Da ieri sera non si fa che parlare del gol annullato a Pjanic, ma c'è da dire (ed i pochi lo hanno sottolineato) che c'era anche un rigore a favore del Milan (non assegnato) per fallo netto su Alessio Romagnoli.

Video qui in basso al secondo post.


----------



## admin (23 Ottobre 2016)




----------



## Roten1896 (23 Ottobre 2016)

Admin ha scritto:


> Da ieri sera non si fa che parlare del gol annullato a Pjanic, ma c'è da dire (ed i pochi lo hanno sottolineato) che c'era anche un rigore a favore del Milan (non assegnato) per fallo netto su Alessio Romagnoli.
> 
> Video qui in basso al secondo post.



E Pjanic andava espulso (secondo giallo) per quell'entrata vergognosa su Donnarumma


----------



## Igniorante (23 Ottobre 2016)

Roten1896 ha scritto:


> E Pjanic andava espulso (secondo giallo) per quell'entrata vergognosa su Donnarumma



Anche Dani Alves è stato trattato coi guanti.

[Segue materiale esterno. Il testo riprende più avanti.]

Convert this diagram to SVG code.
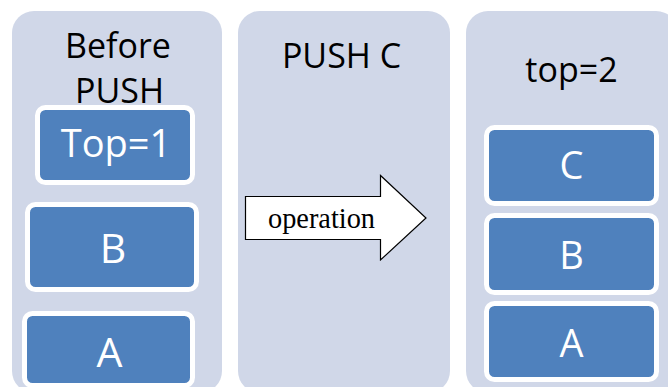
<svg xmlns="http://www.w3.org/2000/svg" width="668" height="387" viewBox="0 0 668 387">
<style>
.col{fill:#D0D7E8;}
.box{fill:#4F81BD;stroke:#FFFFFF;stroke-width:5;}
.ht{font-family:"Open Sans","Liberation Sans",sans-serif;font-size:34px;fill:#000000;text-anchor:middle;}
.bt{font-family:"Open Sans","Liberation Sans",sans-serif;fill:#FFFFFF;text-anchor:middle;}
.op{font-family:"Liberation Serif","DejaVu Serif",serif;font-size:28.5px;fill:#000000;}
</style>
<rect width="668" height="387" fill="#FFFFFF"/>
<g id="col-before">
<rect class="col" x="12" y="11" width="210" height="382" rx="22"/>
<text class="ht" x="118" y="58">Before</text>
<text class="ht" x="119.5" y="103">PUSH</text>
</g>
<g id="col-push">
<rect class="col" x="238" y="11" width="212" height="382" rx="22"/>
<text class="ht" x="341.5" y="68">PUSH C</text>
</g>
<g id="col-after">
<rect class="col" x="466" y="11" width="212" height="382" rx="22"/>
<text class="ht" x="571.5" y="82">top=2</text>
</g>
<g id="left-top">
<rect class="box" x="37.5" y="107.5" width="155" height="75" rx="8"/>
<text class="bt" x="116" y="157" font-size="38">Top=1</text>
</g>
<g id="left-b">
<rect class="box" x="27.5" y="204.5" width="169" height="85" rx="8"/>
<text class="bt" x="113" y="263" font-size="41">B</text>
</g>
<g id="left-a">
<rect class="box" x="24.5" y="313.5" width="168" height="72" rx="8"/>
<text class="bt" x="109.5" y="367" font-size="41">A</text>
</g>
<g id="right-c">
<rect class="box" x="486.5" y="127.5" width="170" height="76" rx="8"/>
<text class="bt" x="571.5" y="179" font-size="38">C</text>
</g>
<g id="right-b">
<rect class="box" x="486.5" y="215.5" width="170" height="77" rx="8"/>
<text class="bt" x="571.5" y="269" font-size="38">B</text>
</g>
<g id="right-a">
<rect class="box" x="486.5" y="303.5" width="170" height="76" rx="8"/>
<text class="bt" x="571.5" y="357" font-size="38">A</text>
</g>
<g id="connectors">
<g id="operation-arrow">
<polygon points="245.5,196.5 380.5,196.5 380.5,175.5 426,218 380.5,260 380.5,239.5 245.5,239.5" fill="#FFFFFF" stroke="#000000" stroke-width="1.2"/>
<text class="op" x="268" y="228" textLength="107" lengthAdjust="spacingAndGlyphs">operation</text>
</g>
</g>
</svg>
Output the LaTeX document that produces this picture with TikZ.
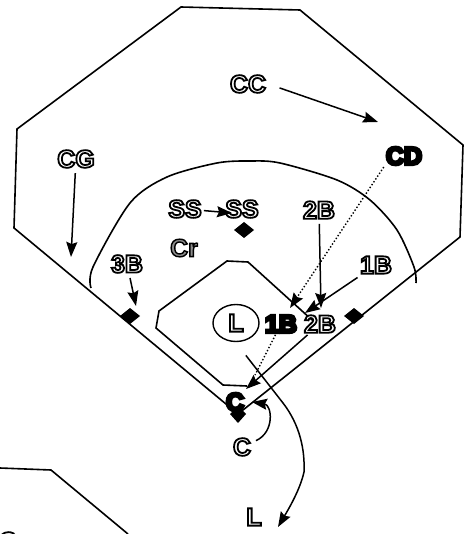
\documentclass[tikz,border=0pt]{standalone}
\usepackage{fontspec}
\setmainfont{Liberation Sans}
\usepackage{tikz}
\usetikzlibrary{arrows.meta,shapes.geometric}
% Letters drawn as an outline with a chosen fill
\newcommand{\outl}[3]{\special{pdf:code q 2 Tr #2 rg 0 0 0 RG #1 w}#3\special{pdf:code Q}}
\tikzset{
    %Define standard arrow tip
    >={Stealth[length=15pt,width=11pt,inset=2pt]},
    %Define style for labels
    player/.style={
           font=\fontsize{25}{25}\selectfont\bfseries,
           inner sep=2pt,
           text centered},
    % Define style for base markers
    bag/.style={
           fill=black,
           inner sep=0pt},
    % Define arrow style
    pil/.style={
           ->,
           line width=1.5pt,
           shorten <=3pt},
    trail/.style={
           line width=1.4pt,
           dotted},
    field/.style={
           line width=1.6pt,
           line join=miter}
}
\newcommand{\hollow}[1]{\outl{1.8}{1 1 1}{#1}}
\newcommand{\solid}[1]{\outl{3}{0 0 0}{#1}}
\begin{document}
\begin{tikzpicture}[x=1pt,y=-1pt]
\useasboundingbox (0,0) rectangle (474,534);
% field lines
\coordinate (home) at (238,414);
\draw[field] (181,7) -- (300,10) -- (463,145) -- (460,237) -- (home)
   -- (14,228) -- (17,129) -- cycle;
\draw[field] (247,386) -- (223,385) -- (156,328) -- (159,311) -- (227,261)
   -- (248,262) -- (312,320);
\draw[field] plot[smooth] coordinates {(91,288) (93,267) (130,203) (167,177)
   (217,163) (250,161) (280,163) (337,180) (370,200) (397,230) (414,267) (416,283)};
\draw[field] (0,468) -- (51,470) -- (128,534);
% bases
\fill[bag] (244,222) -- (254,230) -- (244,238) -- (234,230) -- cycle;
\fill[bag] (130,308) -- (140,316) -- (130,324) -- (120,316) -- cycle;
\fill[bag] (354,308) -- (364,316) -- (354,324) -- (344,316) -- cycle;
\fill[bag] (238,406) -- (246,414) -- (238,423) -- (230,414) -- cycle;
% labels
\node[player](cc) at (248,84){\hollow{CC}};
\node[player](cd) at (404,156){\solid{CD}};
\node[player](cg) at (76,159){\hollow{CG}};
\node[player](ss) at (185,209){\hollow{SS}};
\node[player](ssb) at (242,209){\hollow{SS}};
\node[player](cr) at (184,248){\outl{1.4}{0.55 0.55 0.55}{Cr}};
\node[player](twob) at (319,210){\hollow{2B}};
\node[player](oneb) at (376,265){\hollow{1B}};
\node[player](threeb) at (127,264){\hollow{3B}};
\node[player,draw,ellipse,line width=1.4pt,minimum width=46pt,minimum height=37pt,inner sep=0pt](lf) at (236,323){\hollow{L}};
\node[player](onebb) at (281,324){\solid{1B}};
\node[player](twobb) at (320,324){\hollow{2B}};
\node[player](ctop) at (235,402){\solid{C}};
\node[player](cbot) at (242,447){\hollow{C}};
\node[player](lbot) at (254,517){\hollow{L}};
\node[player](cclip) at (8,541){\hollow{C}};
% ends of the arrows
\coordinate (tipcc) at (378,122);
\coordinate (tipcg) at (71,257);
\coordinate (tipss) at (232,213);
\coordinate (tipthree) at (136,306);
\coordinate (tiptwo) at (321,308);
\coordinate (tipone) at (305,313);
\coordinate (tipcd) at (290,308);
\coordinate (tipc) at (246,389);
\coordinate (tipdot) at (255,375);
\coordinate (tiphome) at (252,402);
\coordinate (tipl) at (278,527);
\coordinate (startl) at (244,353);
\draw[pil,shorten <=12pt] (cc.east) -- (tipcc);
\draw[pil] (cg) -- (tipcg);
\draw[pil,shorten <=0pt] (ss) -- (tipss);
\draw[pil] (threeb) -- (tipthree);
\draw[pil] (twob) -- (tiptwo);
\draw[pil] (oneb) -- (tipone);
\draw[trail,->] (cd.south west) -- (tipcd);
\draw[trail] (onebb) -- (tipdot);
\draw[pil,shorten <=0pt] (twobb) -- (tipc);
\draw[pil] (cbot) .. controls (275,432) and (272,405) .. (tiphome);
\draw[pil] (startl) -- (283,403) .. controls (300,425) and (305,450) .. (304,472)
   .. controls (300,490) and (288,510) .. (tipl);
\end{tikzpicture}
\end{document}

Comunque vergognose tutte le tv e i giornali, ovviamente parlano solo di quello che gli fa comodo..spero che con i nuovi proprietari migliori, così come è sembrato finora, anche l'ufficio stampa e si vada all'attacco con interviste/tweet/dichiarazioni che evidenzino anche i torti subiti da noi..


----------



## Jackdvmilan (23 Ottobre 2016)

Ecco...


----------



## VonVittel (23 Ottobre 2016)

Igniorante ha scritto:


> Anche Dani Alves è stato trattato coi guanti.
> 
> Comunque vergognose tutte le tv e i giornali, ovviamente parlano solo di quello che gli fa comodo..spero che con i nuovi proprietari migliori, così come è sembrato finora, anche l'ufficio stampa e si vada all'attacco con interviste/tweet/dichiarazioni che evidenzino anche i torti subiti da noi..



Si sapeva. Appena ho visto Romagnoli atterrato sapevo che il rigore era netto, e sapevo che avrebbero fatto un replay velocissimo, con i telecronisti che hanno totalmente ignorato l'episodio. 

Era evidente che i media e i gobbi dovevano costruire questo scandalo per farli passare come "vittime"


----------